This article is part of the supplement: Probabilistic Modeling and Machine Learning in Structural and Systems Biology

Open Access Open Badges Research

A novel Bayesian approach to quantify clinical variables and to determine their spectroscopic counterparts in 1H NMR metabonomic data

Aki Vehtari1*, Ville-Petteri Mäkinen1, Pasi Soininen2, Petri Ingman3, Sanna M Mäkelä4, Markku J Savolainen4, Minna L Hannuksela4, Kimmo Kaski1 and Mika Ala-Korpela1*

Author Affiliations

1 Laboratory of Computational Engineering, Systems Biology and Bioinformation Technology, Helsinki University of Technology, P.O. Box 9203, FI-02015 HUT, Finland

2 Department of Chemistry, University of Kuopio, P.O. Box 1627, FI-70211 Kuopio, Finland

3 Department of Chemistry, Instrument Centre, Vatselankatu 2, FI-20014 University of Turku, Turku, Finland

4 Department of Internal Medicine, Clinical Research Center, University of Oulu, P.O. Box 5000, FI-90014 Oulu, Finland

For all author emails, please log on.

BMC Bioinformatics 2007, 8(Suppl 2):S8  doi:10.1186/1471-2105-8-S2-S8

Published: 3 May 2007



A key challenge in metabonomics is to uncover quantitative associations between multidimensional spectroscopic data and biochemical measures used for disease risk assessment and diagnostics. Here we focus on clinically relevant estimation of lipoprotein lipids by 1H NMR spectroscopy of serum.
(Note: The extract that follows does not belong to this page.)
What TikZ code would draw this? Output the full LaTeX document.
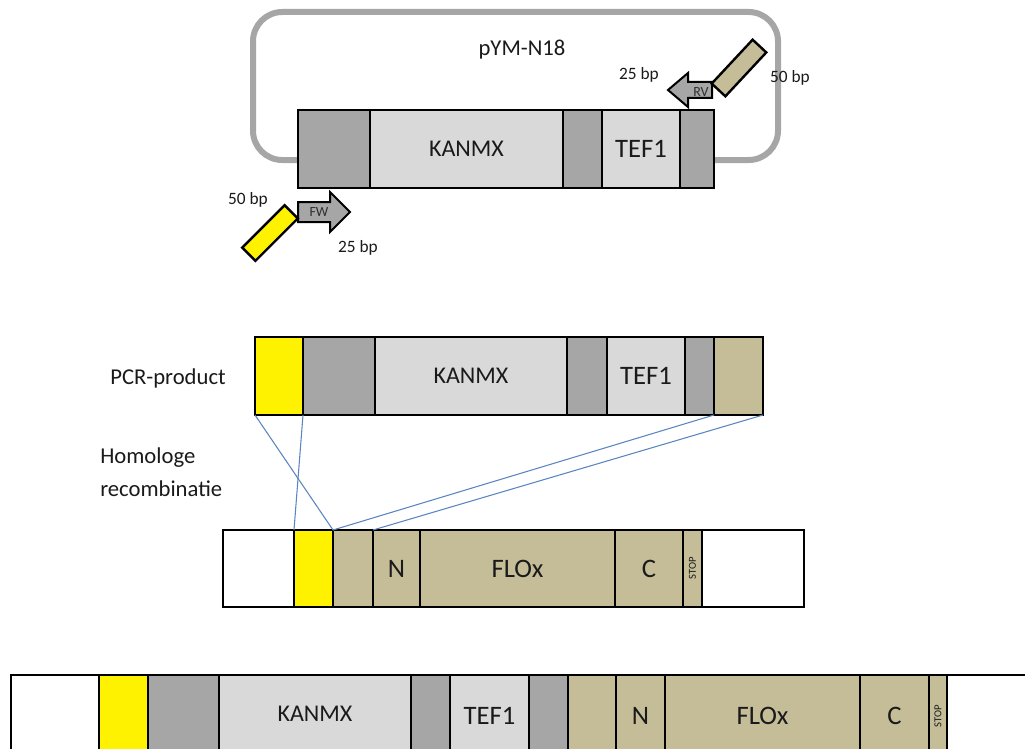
\documentclass[tikz,border=0pt]{standalone}
\usepackage{fontspec}
\setmainfont{Carlito}
\usetikzlibrary{fit}
\definecolor{dgray}{HTML}{A6A6A6}
\definecolor{lgray}{HTML}{D9D9D9}
\definecolor{tanc}{HTML}{C4BD97}
\definecolor{lnblue}{HTML}{5B85C0}
\definecolor{txt}{HTML}{1A1A1A}
\newcommand{\segbox}[6]{\node[segbox, #6, fit={(#2,#4) (#3,#5)}] (#1) {};}
\begin{document}
\begin{tikzpicture}[x=0.75pt,y=-0.75pt,
  segbox/.style={draw=black, line width=1.8pt, inner sep=0pt, outer sep=0pt},
  segtxt/.style={text=txt, font=\fontsize{18}{20}\selectfont, inner sep=0pt},
  bigtxt/.style={text=txt, font=\fontsize{20}{22}\selectfont, inner sep=0pt},
  lbl/.style={text=txt, font=\fontsize{17}{20}\selectfont, inner sep=0pt},
  bp/.style={text=txt, font=\fontsize{13}{15}\selectfont, inner sep=0pt},
  tiny/.style={text=txt, font=\fontsize{8}{9}\selectfont, inner sep=0pt},
  primtxt/.style={text=txt!85!dgray, font=\fontsize{10.5}{12}\selectfont, inner sep=0pt},
  primer/.style={draw=black, line width=1.8pt, inner sep=0pt, minimum width=45pt, minimum height=14pt},
  arrowbody/.style={draw=black, line width=1.5pt, fill=dgray, line join=miter},
  link/.style={draw=lnblue, line width=0.8pt}]
\useasboundingbox (0,0) rectangle (1025,749);
\clip (0,0) rectangle (1025,749);

% ---------- plasmid ----------
\node[draw=dgray, line width=4.5pt, rounded corners=22pt, inner sep=0pt, fit={(253,12) (778,160)}] (plasmid) {};
\node[lbl] (ptitle) at (522,50) {pYM-N18};

\segbox{pa}{298}{370}{110}{188}{fill=dgray}
\segbox{pk}{370}{563}{110}{188}{fill=lgray}
\segbox{pb}{563}{602}{110}{188}{fill=dgray}
\segbox{pt}{602}{680}{110}{188}{fill=lgray}
\segbox{pc}{680}{714}{110}{188}{fill=dgray}
\node[segtxt] (pkl) at (pk.center) {KANMX};
\node[bigtxt] (ptl) at (pt.center) {TEF1};

% RV primer
\draw[arrowbody] (712,82) -- (688,82) -- (688,73) -- (668,90) -- (688,107) -- (688,98) -- (712,98) -- cycle;
\node[primtxt] (rvl) at (701,92) {RV};
\node[primer, fill=tanc, rotate=47] (rvp) at (739,68) {};
\node[bp] (rv25) at (639,75) {25 bp};
\node[bp] (rv50) at (790,78) {50 bp};

% FW primer
\draw[arrowbody] (298,202) -- (330,202) -- (330,192) -- (350,212) -- (330,232) -- (330,222) -- (298,222) -- cycle;
\node[primtxt] (fwl) at (319,212) {FW};
\node[primer, fill=yellow, rotate=45] (fwp) at (270,233) {};
\node[bp] (fw50) at (248,200) {50 bp};
\node[bp] (fw25) at (358,248) {25 bp};

% ---------- PCR product ----------
\node[lbl] (pcrlbl) at (168,378) {PCR-product};
\node[lbl, align=left, anchor=north west, font=\fontsize{17}{25}\selectfont] (homlbl) at (100,447) {Homologe\\recombinatie};

\segbox{qy}{255}{303}{337}{415}{fill=yellow}
\segbox{qa}{303}{375}{337}{415}{fill=dgray}
\segbox{qk}{375}{567}{337}{415}{fill=lgray}
\segbox{qb}{567}{607}{337}{415}{fill=dgray}
\segbox{qt}{607}{685}{337}{415}{fill=lgray}
\segbox{qc}{685}{714}{337}{415}{fill=dgray}
\segbox{qn}{714}{763}{337}{415}{fill=tanc}
\node[segtxt] (qkl) at (qk.center) {KANMX};
\node[bigtxt] (qtl) at (qt.center) {TEF1};

% ---------- genome ----------
\segbox{gw1}{223}{294}{530}{607}{fill=white}
\segbox{gy}{294}{333}{530}{607}{fill=yellow}
\segbox{gt}{333}{373}{530}{607}{fill=tanc}
\segbox{gn}{373}{420}{530}{607}{fill=tanc}
\segbox{gf}{420}{615}{530}{607}{fill=tanc}
\segbox{gc}{615}{683}{530}{607}{fill=tanc}
\segbox{gs}{683}{702}{530}{607}{fill=tanc}
\segbox{gw2}{702}{804}{530}{607}{fill=white}
\node[bigtxt] (gnl) at (gn.center) {N};
\node[bigtxt] (gfl) at (gf.center) {FLOx};
\node[bigtxt] (gcl) at (gc.center) {C};
\node[tiny, rotate=90] (gsl) at (gs.center) {STOP};

% ---------- homologous recombination lines ----------
\draw[link] (qy.south west) -- (gy.north east);
\draw[link] (qy.south east) -- (gy.north west);
\draw[link] (qc.south east) -- (gy.north east);
\draw[link] (qn.south east) -- (gt.north east);

% ---------- result ----------
\segbox{rw1}{11}{99}{675}{770}{fill=white}
\segbox{ry}{99}{148}{675}{770}{fill=yellow}
\segbox{ra}{148}{219}{675}{770}{fill=dgray}
\segbox{rk}{219}{411}{675}{770}{fill=lgray}
\segbox{rb}{411}{450}{675}{770}{fill=dgray}
\segbox{rt}{450}{529}{675}{770}{fill=lgray}
\segbox{rc}{529}{568}{675}{770}{fill=dgray}
\segbox{rtn}{568}{616}{675}{770}{fill=tanc}
\segbox{rn}{616}{665}{675}{770}{fill=tanc}
\segbox{rf}{665}{860}{675}{770}{fill=tanc}
\segbox{rcc}{860}{929}{675}{770}{fill=tanc}
\segbox{rs}{929}{947}{675}{770}{fill=tanc}
\segbox{rw2}{947}{1040}{675}{770}{fill=white}
\node[segtxt] (rkl) at (315,714) {KANMX};
\node[bigtxt] (rtl) at (489.5,716) {TEF1};
\node[bigtxt] (rnl) at (640.5,716) {N};
\node[bigtxt] (rfl) at (762.5,716) {FLOx};
\node[bigtxt] (rcl) at (894.5,716) {C};
\node[tiny, rotate=90] (rsl) at (938,716) {STOP};
\end{tikzpicture}
\end{document}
A Bayesian methodology, with a biochemical motivation, is presented for a real 1H NMR metabonomics data set of 75 serum samples. Lipoprotein lipid concentrations were independently obtained for these samples via ultracentrifugation and specific biochemical assays. The Bayesian models were constructed by Markov chain Monte Carlo (MCMC) and they showed remarkably good quantitative performance, the predictive R-values being 0.985 for the very low density lipoprotein triglycerides (VLDL-TG), 0.787 for the intermediate, 0.943 for the low, and 0.933 for the high density lipoprotein cholesterol (IDL-C, LDL-C and HDL-C, respectively). The modelling produced a kernel-based reformulation of the data, the parameters of which coincided with the well-known biochemical characteristics of the 1H NMR spectra; particularly for VLDL-TG and HDL-C the Bayesian methodology was able to clearly identify the most characteristic resonances within the heavily overlapping information in the spectra. For IDL-C and LDL-C the resulting model kernels were more complex than those for VLDL-TG and HDL-C, probably reflecting the severe overlap of the IDL and LDL resonances in the 1H NMR spectra.


The systematic use of Bayesian MCMC analysis is computationally demanding. Nevertheless, the combination of high-quality quantification and the biochemical rationale of the resulting models is expected to be useful in the field of metabonomics.